◆ **STATED TASK**: Gather every line that includes the word "this", please.

(Records with drawing code)
start

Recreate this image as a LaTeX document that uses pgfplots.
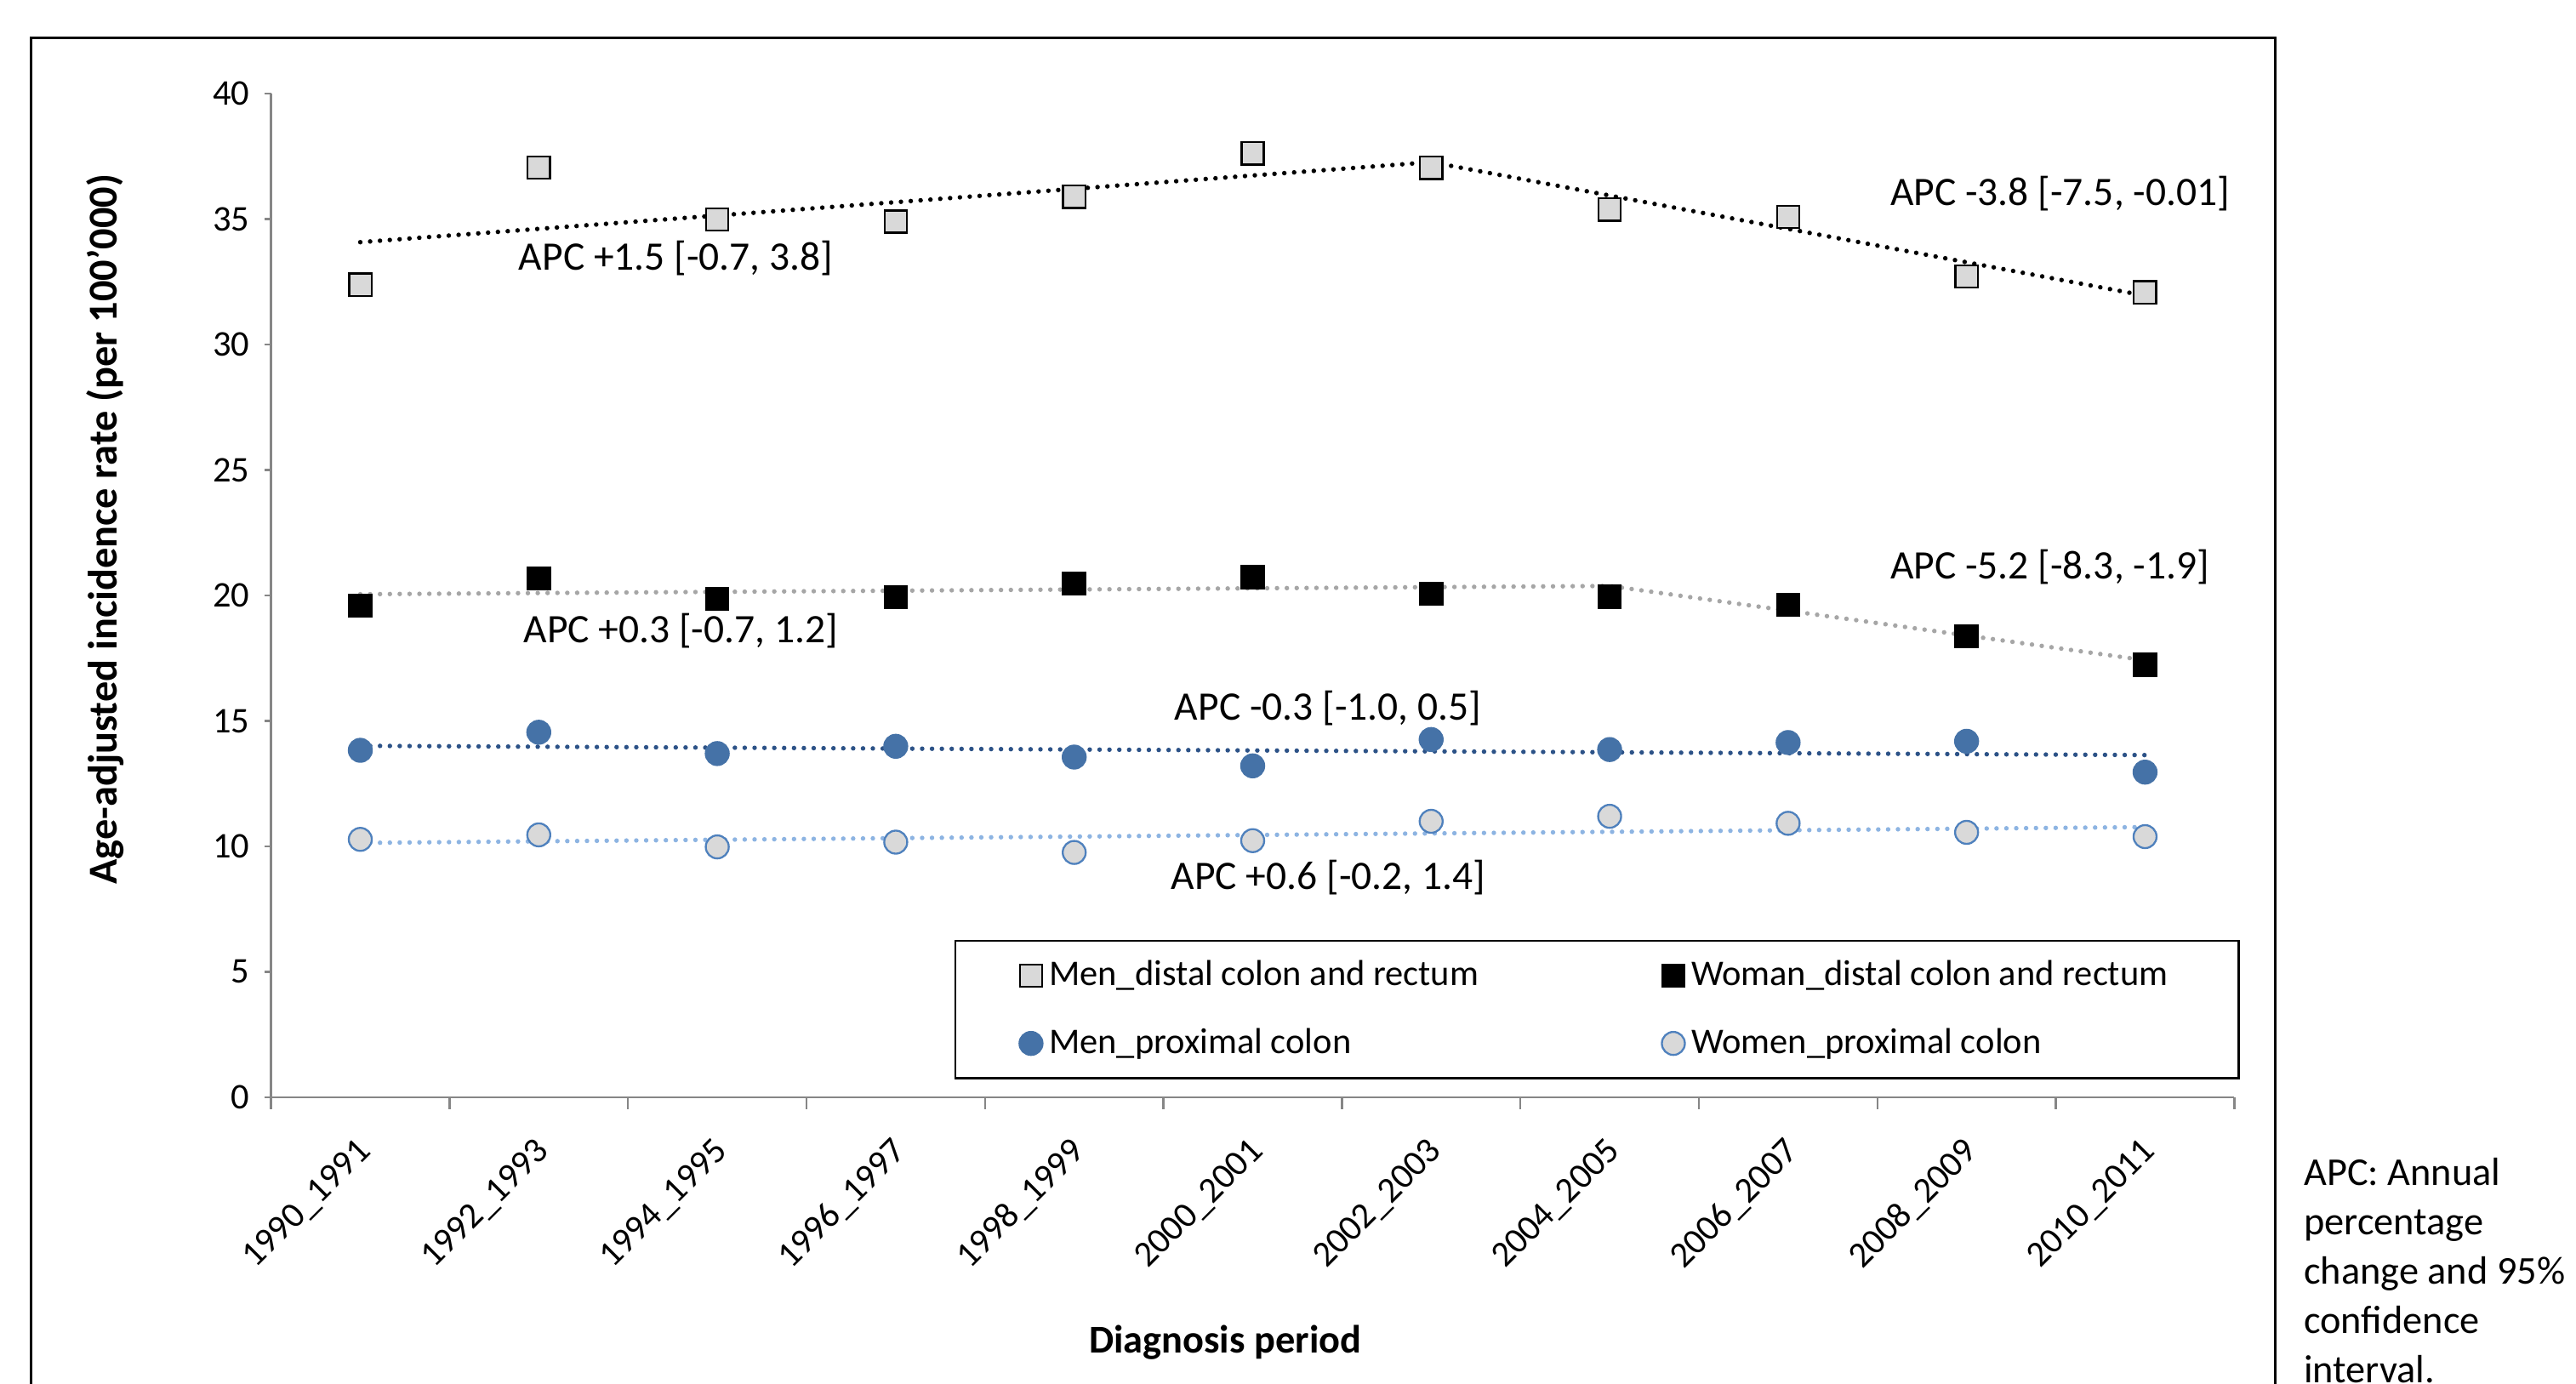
\documentclass[border=0pt]{standalone}
\usepackage{fontspec}
\setmainfont{Carlito}
\usepackage{pgfplots}
\pgfplotsset{compat=1.18}
\definecolor{axgray}{RGB}{134,134,134}
\definecolor{sqgray}{RGB}{217,217,217}
\definecolor{mblue}{RGB}{69,114,167}
\definecolor{oblue}{RGB}{79,129,189}
\definecolor{tblue}{RGB}{44,82,135}
\definecolor{lblue}{RGB}{141,180,226}
\definecolor{tgray}{RGB}{166,166,166}
\begin{document}
\begin{tikzpicture}
\path[use as bounding box] (-82.5pt,-87pt) rectangle (701.5pt,334pt);
\draw[line width=0.7pt] (-73pt,-140pt) -- (-73pt,322.5pt) -- (610pt,322.5pt) -- (610pt,-140pt);
\begin{axis}[
  at={(0,0)}, anchor=south west,
  scale only axis, width=597.5pt, height=305.5pt,
  xmin=-0.5, xmax=10.5, ymin=0, ymax=40,
  axis lines*=left,
  axis line style={draw=axgray, line width=0.6pt},
  tick align=outside,
  xtick={0,1,2,3,4,5,6,7,8,9,10},
  xticklabels={1990\_1991,1992\_1993,1994\_1995,1996\_1997,1998\_1999,2000\_2001,2002\_2003,2004\_2005,2006\_2007,2008\_2009,2010\_2011},
  minor xtick={-0.5,0.5,1.5,2.5,3.5,4.5,5.5,6.5,7.5,8.5,9.5,10.5},
  tick style={draw=axgray, line width=0.6pt},
  major x tick style={draw=none},
  minor tick length=3.5pt,
  major tick length=2pt,
  ytick={0,5,10,15,20,25,30,35,40},
  /pgf/number format/assume math mode=true,
  ticklabel style={font=\fontsize{11}{13}\selectfont},
  xticklabel style={rotate=45, anchor=east, inner sep=0pt, xshift=-7.8pt, yshift=-10.2pt},
  yticklabel style={xshift=-1pt},
  xlabel={Diagnosis period},
  ylabel={Age-adjusted incidence rate (per 100'000)},
  label style={font=\bfseries\fontsize{12}{14}\selectfont},
  xlabel style={at={(axis description cs:0.486,-0.244)}, anchor=center},
  ylabel style={at={(axis description cs:-0.0845,0.566)}, anchor=center, font=\bfseries\fontsize{12.5}{14}\selectfont},
  legend columns=2,
  legend cell align=left,
  legend image code/.code={\draw[mark repeat=2,mark phase=2,#1] plot coordinates {(0pt,0pt)(4pt,0pt)(8pt,0pt)};},
  legend style={at={(rel axis cs:0.348,0.157)}, anchor=north west, draw=black, line width=0.7pt,
    inner xsep=19.5pt, inner ysep=4pt, row sep=7.5pt, font=\fontsize{11}{13}\selectfont},
]
% trend lines
\addplot[forget plot, black, line width=1.4pt, line cap=round, dash pattern=on 0pt off 3pt] coordinates {(0,34.08) (6,37.27) (10,31.95)};
\addplot[forget plot, tgray, line width=1.4pt, line cap=round, dash pattern=on 0pt off 3pt] coordinates {(0,20.05) (7,20.38) (10,17.42)};
\addplot[forget plot, tblue, line width=1.4pt, line cap=round, dash pattern=on 0pt off 3pt] coordinates {(0,14.01) (10,13.64)};
\addplot[forget plot, lblue, line width=1.4pt, line cap=round, dash pattern=on 0pt off 3pt] coordinates {(0,10.14) (10,10.77)};
% data
\addplot[only marks, mark=square*, mark size=3.4pt, mark options={fill=sqgray, draw=black, line width=0.6pt}] coordinates {
(0,32.39) (1,37.05) (2,34.99) (3,34.90) (4,35.89) (5,37.62) (6,37.04) (7,35.38) (8,35.09) (9,32.72) (10,32.08)};
\addlegendentry{\makebox[184.5pt][l]{Men\_distal colon and rectum}}
\addplot[only marks, mark=square*, mark size=3.4pt, mark options={fill=black, draw=black, line width=0.6pt}] coordinates {
(0,19.59) (1,20.68) (2,19.87) (3,19.93) (4,20.48) (5,20.74) (6,20.07) (7,19.96) (8,19.63) (9,18.37) (10,17.24)};
\addlegendentry{Woman\_distal colon and rectum}
\addplot[only marks, mark=*, mark size=3.5pt, mark options={fill=mblue, draw=mblue, line width=0.6pt}] coordinates {
(0,13.83) (1,14.55) (2,13.70) (3,13.99) (4,13.56) (5,13.21) (6,14.26) (7,13.86) (8,14.14) (9,14.19) (10,12.96)};
\addlegendentry{Men\_proximal colon}
\addplot[only marks, mark=*, mark size=3.5pt, mark options={fill=sqgray, draw=oblue, line width=0.6pt}] coordinates {
(0,10.28) (1,10.46) (2,9.98) (3,10.17) (4,9.76) (5,10.23) (6,11.00) (7,11.20) (8,10.92) (9,10.56) (10,10.39)};
\addlegendentry{Women\_proximal colon}
% annotations
\node[anchor=west, inner sep=0pt, font=\fontsize{12.3}{14}\selectfont] at (axis cs:0.885,33.45) {APC +1.5 [-0.7, 3.8]};
\node[anchor=west, inner sep=0pt, font=\fontsize{12.3}{14}\selectfont] at (axis cs:8.57,36.0) {APC -3.8 [-7.5, -0.01]};
\node[anchor=west, inner sep=0pt, font=\fontsize{12.3}{14}\selectfont] at (axis cs:8.57,21.15) {APC -5.2 [-8.3, -1.9]};
\node[anchor=west, inner sep=0pt, font=\fontsize{12.3}{14}\selectfont] at (axis cs:0.912,18.6) {APC +0.3 [-0.7, 1.2]};
\node[anchor=west, inner sep=0pt, font=\fontsize{12.3}{14}\selectfont] at (axis cs:4.56,15.5) {APC -0.3 [-1.0, 0.5]};
\node[anchor=west, inner sep=0pt, font=\fontsize{12.3}{14}\selectfont] at (axis cs:4.54,8.77) {APC +0.6 [-0.2, 1.4]};
\end{axis}
\node[anchor=north west, align=left, inner sep=0pt, font=\fontsize{12}{15}\selectfont] at (618.5pt,-18.3pt) {APC: Annual\\percentage\\change and 95\%\\confidence\\interval.};
\end{tikzpicture}
\end{document}
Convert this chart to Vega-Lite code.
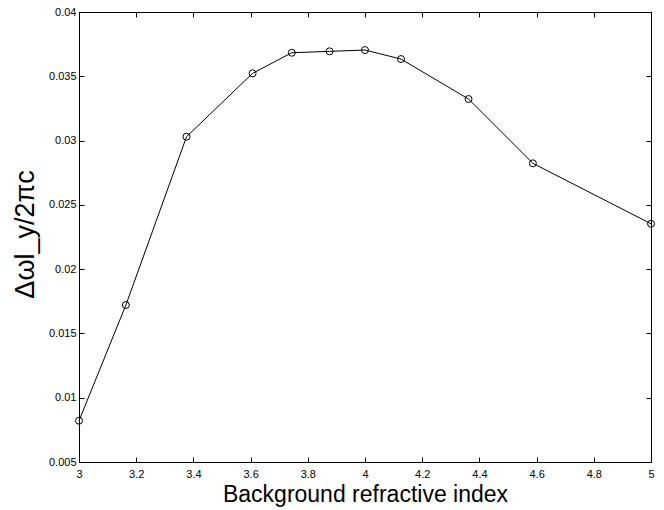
{
  "$schema": "https://vega.github.io/schema/vega-lite/v6.json",
  "width": 572,
  "height": 450,
  "autosize": {"type": "none"},
  "padding": {"left": 79, "top": 12, "right": 13, "bottom": 48},
  "background": "white",
  "config": {
    "font": "Liberation Sans",
    "view": {"stroke": "black", "strokeWidth": 1},
    "axis": {
      "grid": false,
      "domainColor": "black",
      "domainWidth": 1,
      "tickColor": "black",
      "tickWidth": 1,
      "tickSize": -5,
      "labelColor": "black",
      "labelFont": "Liberation Sans",
      "labelFontSize": 11,
      "labelFlush": false,
      "labelOverlap": false,
      "labelBound": false,
      "format": "~g",
      "titleColor": "black",
      "titleFont": "Liberation Sans",
      "titleFontWeight": "normal"
    }
  },
  "data": {
    "values": [
      {"n": 3.0, "dw": 0.00821},
      {"n": 3.164, "dw": 0.01721},
      {"n": 3.376, "dw": 0.0303},
      {"n": 3.607, "dw": 0.03523},
      {"n": 3.744, "dw": 0.03683},
      {"n": 3.876, "dw": 0.03694},
      {"n": 4.0, "dw": 0.03704},
      {"n": 4.126, "dw": 0.03634},
      {"n": 4.362, "dw": 0.03323},
      {"n": 4.587, "dw": 0.02823},
      {"n": 5.0, "dw": 0.02353}
    ]
  },
  "resolve": {"axis": {"x": "independent", "y": "independent"}},
  "layer": [
    {
      "mark": {"type": "line", "color": "black", "strokeWidth": 1},
      "encoding": {
        "x": {
          "field": "n", "type": "quantitative",
          "scale": {"domain": [3, 5], "nice": false, "zero": false},
          "axis": {
            "orient": "bottom",
            "values": [3, 3.2, 3.4, 3.6, 3.8, 4, 4.2, 4.4, 4.6, 4.8, 5],
            "format": "~g",
            "labelPadding": 11,
            "title": "Background refractive index",
            "titleFontSize": 23,
            "titleBaseline": "alphabetic",
            "titleY": 39
          }
        },
        "y": {
          "field": "dw", "type": "quantitative",
          "scale": {"domain": [0.005, 0.04], "nice": false, "zero": false},
          "axis": {
            "orient": "left",
            "values": [0.005, 0.01, 0.015, 0.02, 0.025, 0.03, 0.035, 0.04],
            "format": "~g",
            "labelPadding": 8,
            "title": "Δωl_y/2πc",
            "titleFontSize": 27,
            "titleX": -40,
            "titleY": 222
          }
        }
      }
    },
    {
      "mark": {"type": "point", "shape": "circle", "filled": false, "stroke": "black", "strokeWidth": 1, "size": 49, "opacity": 1},
      "encoding": {
        "x": {"field": "n", "type": "quantitative",
          "axis": {"orient": "top", "labels": false, "title": null, "values": [3, 3.2, 3.4, 3.6, 3.8, 4, 4.2, 4.4, 4.6, 4.8, 5]}},
        "y": {"field": "dw", "type": "quantitative",
          "axis": {"orient": "right", "labels": false, "title": null, "values": [0.005, 0.01, 0.015, 0.02, 0.025, 0.03, 0.035, 0.04]}}
      }
    }
  ]
}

end

◆ **EXERCISE RESPONSE**:
Recreate this image as a LaTeX document that uses pgfplots.
Convert this chart to Vega-Lite code.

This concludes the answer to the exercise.